─── SOURCE DATA

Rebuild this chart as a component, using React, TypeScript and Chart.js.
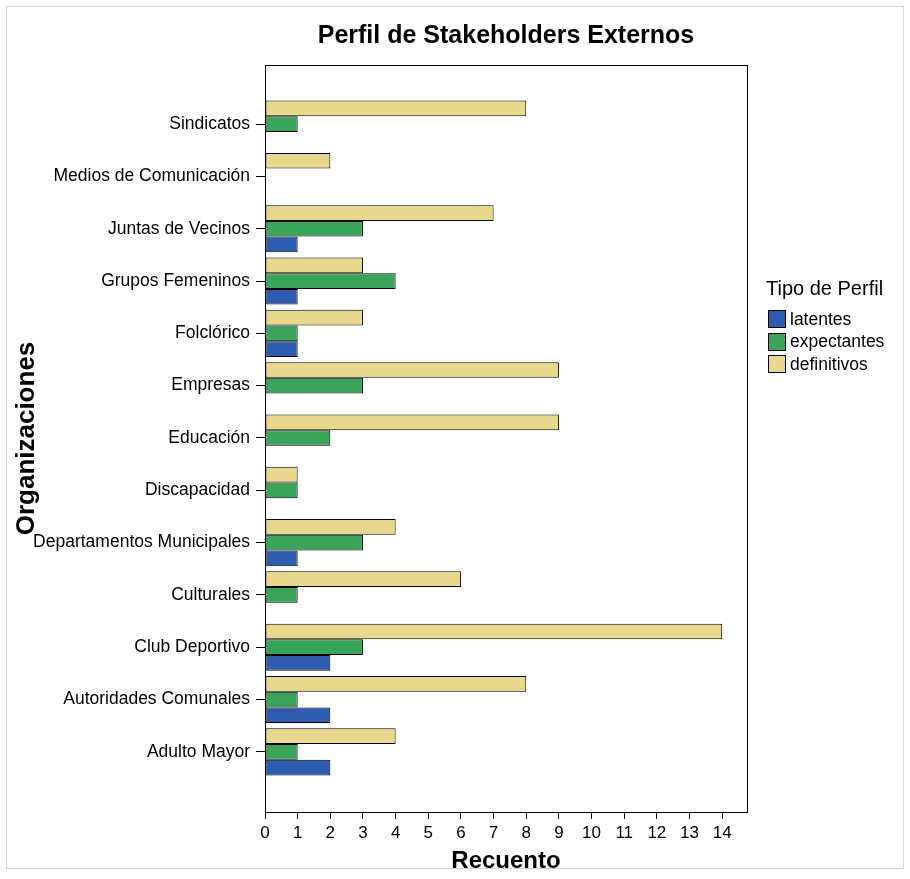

──────
─── SOURCE DATA

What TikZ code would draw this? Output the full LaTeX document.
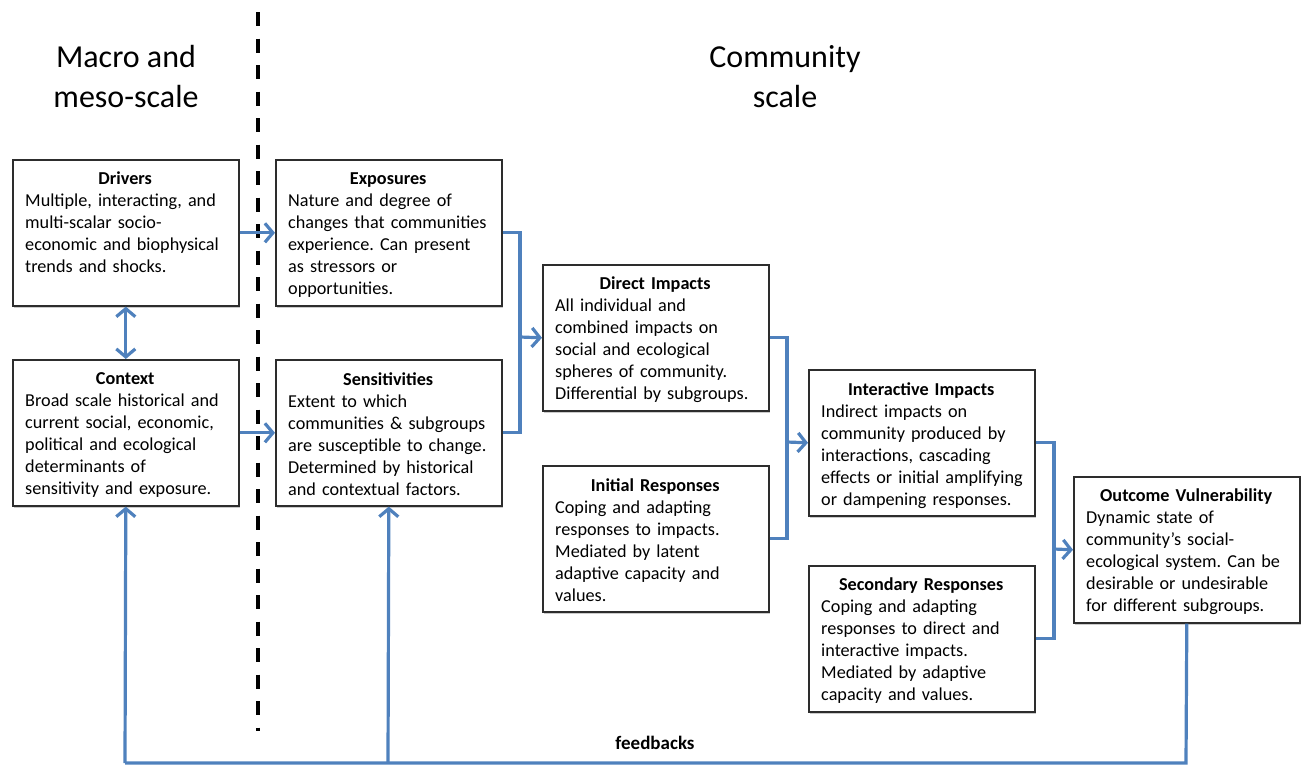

──────
─── SOURCE DATA

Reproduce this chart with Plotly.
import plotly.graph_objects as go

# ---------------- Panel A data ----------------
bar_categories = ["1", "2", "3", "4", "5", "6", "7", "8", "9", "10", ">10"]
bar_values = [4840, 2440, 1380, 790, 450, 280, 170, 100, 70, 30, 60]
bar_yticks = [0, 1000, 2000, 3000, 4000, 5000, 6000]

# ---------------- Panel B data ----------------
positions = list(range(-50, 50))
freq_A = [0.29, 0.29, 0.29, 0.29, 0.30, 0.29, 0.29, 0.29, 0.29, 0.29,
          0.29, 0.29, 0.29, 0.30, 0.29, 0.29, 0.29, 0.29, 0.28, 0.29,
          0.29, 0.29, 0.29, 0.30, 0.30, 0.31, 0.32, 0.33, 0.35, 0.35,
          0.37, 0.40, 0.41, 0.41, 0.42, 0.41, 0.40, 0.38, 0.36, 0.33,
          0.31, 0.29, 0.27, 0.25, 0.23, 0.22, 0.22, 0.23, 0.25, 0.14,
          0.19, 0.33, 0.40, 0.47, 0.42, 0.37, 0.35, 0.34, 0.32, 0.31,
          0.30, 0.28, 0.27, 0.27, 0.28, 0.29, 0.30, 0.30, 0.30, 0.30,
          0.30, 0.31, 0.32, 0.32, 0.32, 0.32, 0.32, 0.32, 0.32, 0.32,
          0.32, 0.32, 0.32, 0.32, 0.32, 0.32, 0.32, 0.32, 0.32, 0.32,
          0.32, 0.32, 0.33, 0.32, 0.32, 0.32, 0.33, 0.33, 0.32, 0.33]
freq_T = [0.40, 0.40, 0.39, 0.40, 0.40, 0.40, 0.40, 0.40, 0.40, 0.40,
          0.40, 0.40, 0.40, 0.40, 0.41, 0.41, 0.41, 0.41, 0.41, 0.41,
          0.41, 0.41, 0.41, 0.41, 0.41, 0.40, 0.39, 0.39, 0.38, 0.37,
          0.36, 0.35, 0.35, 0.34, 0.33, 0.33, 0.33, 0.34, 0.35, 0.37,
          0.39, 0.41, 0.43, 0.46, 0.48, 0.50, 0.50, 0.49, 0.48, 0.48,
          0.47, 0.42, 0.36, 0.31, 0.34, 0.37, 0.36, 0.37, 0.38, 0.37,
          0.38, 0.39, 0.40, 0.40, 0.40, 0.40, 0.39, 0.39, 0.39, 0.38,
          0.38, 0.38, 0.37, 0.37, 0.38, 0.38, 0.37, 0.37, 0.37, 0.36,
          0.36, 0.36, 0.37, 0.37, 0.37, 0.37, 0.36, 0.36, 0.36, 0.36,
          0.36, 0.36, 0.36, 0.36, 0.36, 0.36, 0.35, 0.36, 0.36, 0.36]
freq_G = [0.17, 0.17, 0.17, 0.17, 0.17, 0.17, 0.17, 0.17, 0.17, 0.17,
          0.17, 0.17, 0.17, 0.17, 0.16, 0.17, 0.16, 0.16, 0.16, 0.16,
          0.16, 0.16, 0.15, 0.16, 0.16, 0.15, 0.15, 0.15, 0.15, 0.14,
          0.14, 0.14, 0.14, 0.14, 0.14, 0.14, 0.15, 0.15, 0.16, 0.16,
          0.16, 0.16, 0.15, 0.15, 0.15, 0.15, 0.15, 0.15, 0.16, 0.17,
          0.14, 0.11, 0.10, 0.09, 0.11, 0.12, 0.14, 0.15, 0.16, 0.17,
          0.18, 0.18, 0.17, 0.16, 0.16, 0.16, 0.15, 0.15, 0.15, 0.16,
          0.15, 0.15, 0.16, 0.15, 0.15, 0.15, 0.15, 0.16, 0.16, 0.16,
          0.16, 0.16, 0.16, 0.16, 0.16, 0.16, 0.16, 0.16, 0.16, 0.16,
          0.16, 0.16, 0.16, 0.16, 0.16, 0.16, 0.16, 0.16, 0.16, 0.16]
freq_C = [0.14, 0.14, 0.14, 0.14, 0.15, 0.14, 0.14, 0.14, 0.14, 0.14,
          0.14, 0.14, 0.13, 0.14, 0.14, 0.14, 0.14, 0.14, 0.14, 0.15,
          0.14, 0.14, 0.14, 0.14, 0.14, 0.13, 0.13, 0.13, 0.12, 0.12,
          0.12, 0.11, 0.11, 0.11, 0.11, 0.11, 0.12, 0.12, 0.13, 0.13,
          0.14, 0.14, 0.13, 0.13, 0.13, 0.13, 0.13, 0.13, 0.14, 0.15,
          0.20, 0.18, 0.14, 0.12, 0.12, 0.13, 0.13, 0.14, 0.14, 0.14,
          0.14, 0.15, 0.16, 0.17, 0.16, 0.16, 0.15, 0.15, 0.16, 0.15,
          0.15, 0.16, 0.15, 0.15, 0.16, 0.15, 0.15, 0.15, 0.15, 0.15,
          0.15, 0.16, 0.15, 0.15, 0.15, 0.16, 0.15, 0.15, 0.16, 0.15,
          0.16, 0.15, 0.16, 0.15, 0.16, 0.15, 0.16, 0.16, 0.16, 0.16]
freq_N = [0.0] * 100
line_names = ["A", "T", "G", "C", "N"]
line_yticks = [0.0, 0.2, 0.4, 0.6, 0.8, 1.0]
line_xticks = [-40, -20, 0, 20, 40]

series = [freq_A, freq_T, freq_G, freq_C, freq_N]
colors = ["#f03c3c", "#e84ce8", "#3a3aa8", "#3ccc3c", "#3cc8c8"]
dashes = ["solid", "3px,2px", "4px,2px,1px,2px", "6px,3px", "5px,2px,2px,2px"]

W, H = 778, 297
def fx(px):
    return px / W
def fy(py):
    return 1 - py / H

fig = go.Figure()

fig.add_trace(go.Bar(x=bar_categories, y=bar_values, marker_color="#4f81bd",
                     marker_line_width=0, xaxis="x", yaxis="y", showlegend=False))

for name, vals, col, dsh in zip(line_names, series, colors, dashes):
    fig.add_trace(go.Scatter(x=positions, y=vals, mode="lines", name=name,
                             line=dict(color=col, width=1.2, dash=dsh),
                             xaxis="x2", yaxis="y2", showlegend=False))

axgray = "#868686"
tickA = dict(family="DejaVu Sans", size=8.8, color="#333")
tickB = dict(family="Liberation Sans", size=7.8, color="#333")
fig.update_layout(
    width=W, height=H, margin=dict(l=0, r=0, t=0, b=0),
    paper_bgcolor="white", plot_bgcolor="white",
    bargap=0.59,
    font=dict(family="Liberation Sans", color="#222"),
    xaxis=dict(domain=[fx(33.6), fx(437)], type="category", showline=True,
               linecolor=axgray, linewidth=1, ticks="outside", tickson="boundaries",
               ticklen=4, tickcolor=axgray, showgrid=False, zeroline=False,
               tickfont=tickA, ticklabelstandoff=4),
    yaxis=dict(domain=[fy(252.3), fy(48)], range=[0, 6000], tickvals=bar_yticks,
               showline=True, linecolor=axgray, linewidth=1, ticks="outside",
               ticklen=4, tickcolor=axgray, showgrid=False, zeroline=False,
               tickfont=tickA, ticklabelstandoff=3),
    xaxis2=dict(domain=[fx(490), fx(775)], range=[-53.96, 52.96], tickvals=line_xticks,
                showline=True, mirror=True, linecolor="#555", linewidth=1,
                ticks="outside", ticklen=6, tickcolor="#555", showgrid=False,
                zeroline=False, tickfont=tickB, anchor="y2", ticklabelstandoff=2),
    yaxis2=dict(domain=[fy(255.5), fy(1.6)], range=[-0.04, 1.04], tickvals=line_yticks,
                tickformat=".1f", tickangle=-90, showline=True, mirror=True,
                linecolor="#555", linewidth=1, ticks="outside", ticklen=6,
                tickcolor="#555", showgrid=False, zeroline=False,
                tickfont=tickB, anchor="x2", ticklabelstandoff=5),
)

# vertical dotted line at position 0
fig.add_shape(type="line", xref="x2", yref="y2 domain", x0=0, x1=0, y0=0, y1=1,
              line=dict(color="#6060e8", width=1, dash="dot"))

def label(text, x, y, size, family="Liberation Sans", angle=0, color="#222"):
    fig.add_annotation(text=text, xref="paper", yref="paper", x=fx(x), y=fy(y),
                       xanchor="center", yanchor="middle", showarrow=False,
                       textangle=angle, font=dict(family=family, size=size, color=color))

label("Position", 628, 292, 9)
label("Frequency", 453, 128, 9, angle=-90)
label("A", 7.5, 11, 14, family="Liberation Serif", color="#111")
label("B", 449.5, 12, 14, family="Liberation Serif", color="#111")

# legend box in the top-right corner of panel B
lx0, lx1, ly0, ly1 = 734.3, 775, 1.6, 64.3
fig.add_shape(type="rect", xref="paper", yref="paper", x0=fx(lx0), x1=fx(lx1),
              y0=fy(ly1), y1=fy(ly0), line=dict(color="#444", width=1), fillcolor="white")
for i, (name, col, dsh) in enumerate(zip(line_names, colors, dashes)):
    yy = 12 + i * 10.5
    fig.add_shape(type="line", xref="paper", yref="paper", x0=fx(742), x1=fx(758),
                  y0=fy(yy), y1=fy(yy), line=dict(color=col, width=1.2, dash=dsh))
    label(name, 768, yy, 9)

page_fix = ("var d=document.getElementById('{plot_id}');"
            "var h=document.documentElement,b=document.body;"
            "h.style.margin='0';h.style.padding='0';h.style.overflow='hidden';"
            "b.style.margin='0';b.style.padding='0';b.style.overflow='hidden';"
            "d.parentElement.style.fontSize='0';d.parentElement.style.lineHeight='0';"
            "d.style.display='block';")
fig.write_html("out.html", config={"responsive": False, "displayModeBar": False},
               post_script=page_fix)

──────

Within the data above, count the lines that contain the string "document"; the reply is the number alone.

3